"I have no choice but to direct my energies toward the acquisiton of fame and fortune. Frankly, I have no taste for either poverty or honest labor, so writing is the only recourse left for me." Hunter S. Thompson
domingo, 30 de dezembro de 2012
Spielberg voltou aos grandes filmes
Passaram sete anos desde Munique. Uma péssima sequela, uma péssima incursão na Animação e um ainda pior regresso à Guerra. Sentia-se o vazio, e ficavam dúvidas se, de facto, uma das lendas vivas da indústria seria capaz de recuperar a sua altitude, e fazer de um prato cheio como este, o que ele devia ser. Felizmente, Lincoln trouxe-o de volta.

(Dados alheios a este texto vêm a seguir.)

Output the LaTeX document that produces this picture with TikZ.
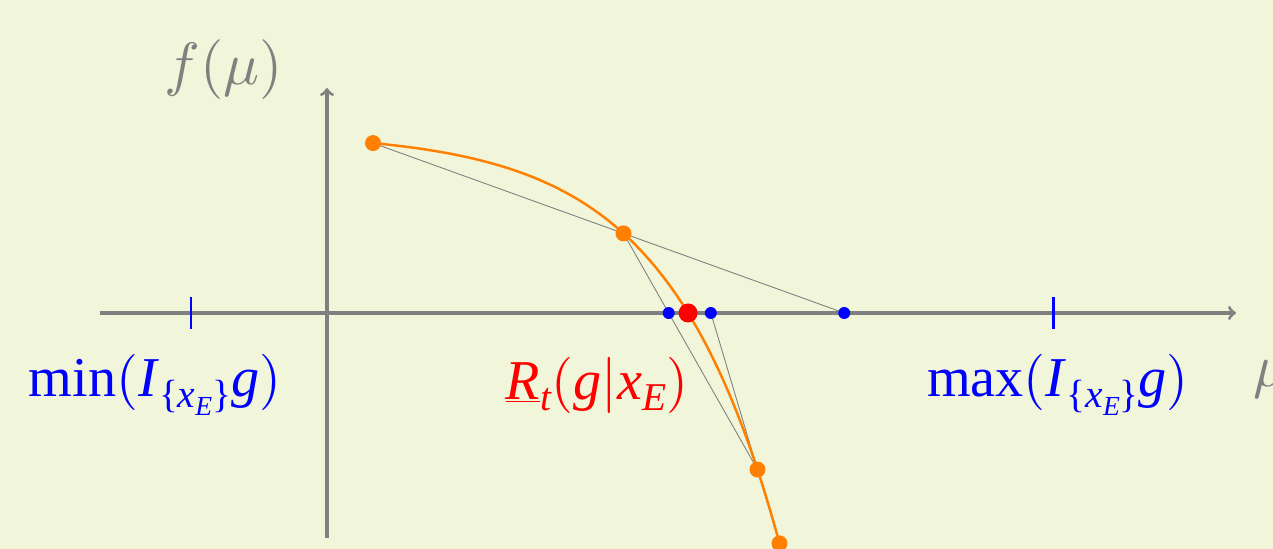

Bom gosto, cadência, inteligência e, acima de tudo, a grandiosidade que sempre o caracterizou. Não com a crueza da guerra ou o luxo visual que o celebraram, mas com uma maturidade e uma reverência notáveis, que se acumulam em cenas não raras vezes sublimes (e a que não é estranha, claro, a colaboração de velhos parceiros como o eterno John Williams, com mais uma bela banda sonora, e a Fotografia de Janusz Kamiński). Como já deixava antever o início da época dos prémios, Lincoln cumpriu mesmo as expectativas, e é um dos filmes maiores de 2012.
A acção centra-se nos últimos meses da vida do lendário Presidente americano que, foram, de alguma forma, o corolário do seu legado, com a abolição da escravatura e com o fim da Guerra Civil. O argumento adaptado de Tony Kushner merece todas as honras. Não será à toa que o seu último trabalho tenha sido também o último grande filme de Spielberg, o já mencionado Munique, em 2005. Nova parceria, novo sucesso. A chave é a capacidade notável para saber contar a história. O filme é biográfico, dependente de travessões históricos, mas Kushner recria-o com mestria, cheio de intimidade, de situações enternecedoras e privadas, de encontros pessoais passíveis de ser conhecidos só por quem lá tivesse estado, que dão ao filme uma personalidade absoluta e sedutora. A acção que vem nos livros ocorre como que num segundo plano - a guerra e o assassínio não têm expressão, por exemplo -, e o filme flui com a riqueza da recriação dos bastidores, sempre altivo, mas nunca sério demais, com uma dignidade humanizada, e com espaço para o escape e para uma familiaridade educativa e confortável. Para isto também contribuiu a excelente caracterização de personagens.
Day-Lewis continua a provar-se, de todas as vezes, um dos maiores actores do nosso tempo. Logo ele, que é tão entusiástico e intenso, teve de se ver com um papel de quem era a paz em pessoa. O discernimento, a paciência, a cultura, o vulto, o homem que nunca gritava, que tinha sempre o conselho candelar e a parábola para contar. A resposta, claro, foi brilhante. Day-Lewis é um colosso em tudo o que faz, e na pele do gigante Abe Lincoln não poderia perder tamanho. O ícone, o juízo, o riso e o entusiasmo cansado, a resiliência, o peso do mundo nas costas, e, acima de tudo, o cariz patriarcal, são tão genuínos, que quase custa a crer que Lincoln não tenha sido mesmo assim. Performance magnífica.
Num elenco absolutamente estonteante, Tommy Lee Jones está à altura do protagonista, o que diz quase tudo. É ele quem leva para casa a cena do filme, carismático, a falar grosso e a impor a força, mas profundamente comprometido com os seus ideais e com a coisa certa. Apesar de ser fã de Alan Arkin, e de ter feito uma vénia tremenda a Bardem, é ele quem deverá ganhar, com toda a justiça, o segundo Óscar de Secundário da carreira. Numa personagem com pouca empatia - Mary Todd é retratada como uma mulher deprimida, possessiva e de trato difícil -, Sally Field é fidedigna no desconforto e no baralhar emocional da acção, e merece o crédito. E fique uma nota de rodapé para o grande James Spader (Boston Legal), no seu registo gozão e mundano de sempre.
Mal apareceu no horizonte, as expectativas dispararam. A melhor coisa que se pode dizer de um peso pesado é que viveu para estar à altura delas. Lincoln chegará aos Óscares com todas as razões para crer que pode roubar a noite.